In the middle of the 20th century Baltimore was the country's sixth-largest city with 950,000 residents and a booming economy based primarily around manufacturing and shipping. By 1959 Bethlehem Steel at Sparrow's point employed 35,000 people. Just as many other cities lost their manufacturing base in the decades to follow, so too did Baltimore, which saw poverty climb as jobs, residents and innovation moved elsewhere.

But things look to be changing again thanks, in large part, to a diverse group of entrepreneurs.

Baltimore is becoming more than just a port-city but an emerging, Mid-Atlantic startup hub with innovative minds especially in health, defense, research, education and technology. The city's tech talent grew by 42 percent between 2010 and 2013, making it one of the fastest growing markets nationally. Roughly 90 percent of the region's entrepreneurs are in jobs when they start new businesses, which shows that founders have the confidence and resources to take the plunge.

After covering 3,000 miles and investing $1.5 million in startups along the way, we're excited for our Rise of the Rest tour to visit Baltimore on Monday to meet with entrepreneurs and local leaders. We look forward to hosting a pitch competition for eight startups at the Baltimore Museum of Industry at 4 p.m. One entrepreneur will walk away with a $100,000 check. (The event is free and open to the public; RSVP at www.riseofrest.com.)

In Baltimore — and across the country — a critical shift is beginning to take hold. Technological advances in mobile, cloud computing, big data and advanced manufacturing have lowered barriers to entry for new businesses. Public policy reforms are beginning to make it easier for startups and small businesses to raise capital online. Technology has moved from a vertical sector to a horizontal one: Commerce, food, transportation, retail, marketing and just about all other industries can tap the power of technology to scale their business. And there's an increased public awareness around the importance of entrepreneurship.

This is the start of a structural change for the U.S. economy; startups account for roughly all net new job creation and add a disproportionately high share of innovation. More geographic diversity of startup activity has the potential to unleash economic growth in previously overlooked cities.

In Baltimore there is real potential. With great universities like Johns Hopkins, among others, there's no shortage of talent.
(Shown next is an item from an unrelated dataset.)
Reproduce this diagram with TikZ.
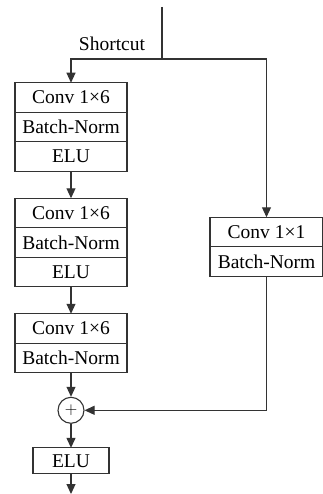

With large corporations like McCormick and Under Armour there's no shortage of access to established firms. With angel investors willing to deploy capital, and foundations like Abell that support city-based startups, there's a growing base of funding for entrepreneurs. And with the cost of renting an apartment roughly half that of San Francisco, plus easy access to New York and Washington, D.C., there's a quality of life advantage.

To be sure, the city is still in the process of rebuilding, reuniting and ensuring that all residents — in all neighborhoods — have opportunities to find work and opportunity. That process will take time.

But as more successful companies start and scale — like R2Integrated and OrderUp (my firm Revolution invested in OrderUp last year, and the company was recently acquired by Groupon) — the city will move forward. Accelerators and incubators like Impact Hub, Betamore and Fast Forward at Johns Hopkins will continue playing a pivotal role providing support for talented innovators. Organizations like Startup Maryland and public officials like Mayor Stephanie Rawlings Blake and Sen. Ben Cardin, who tout the importance of fostering new business creation, will make a meaningful difference for startups.

During the War of 1812 the British famously called Baltimore a "nest of pirates." Charm City can, and will, rise again by rallying around its newest generation of pirates: the men and women taking a risk to start a company.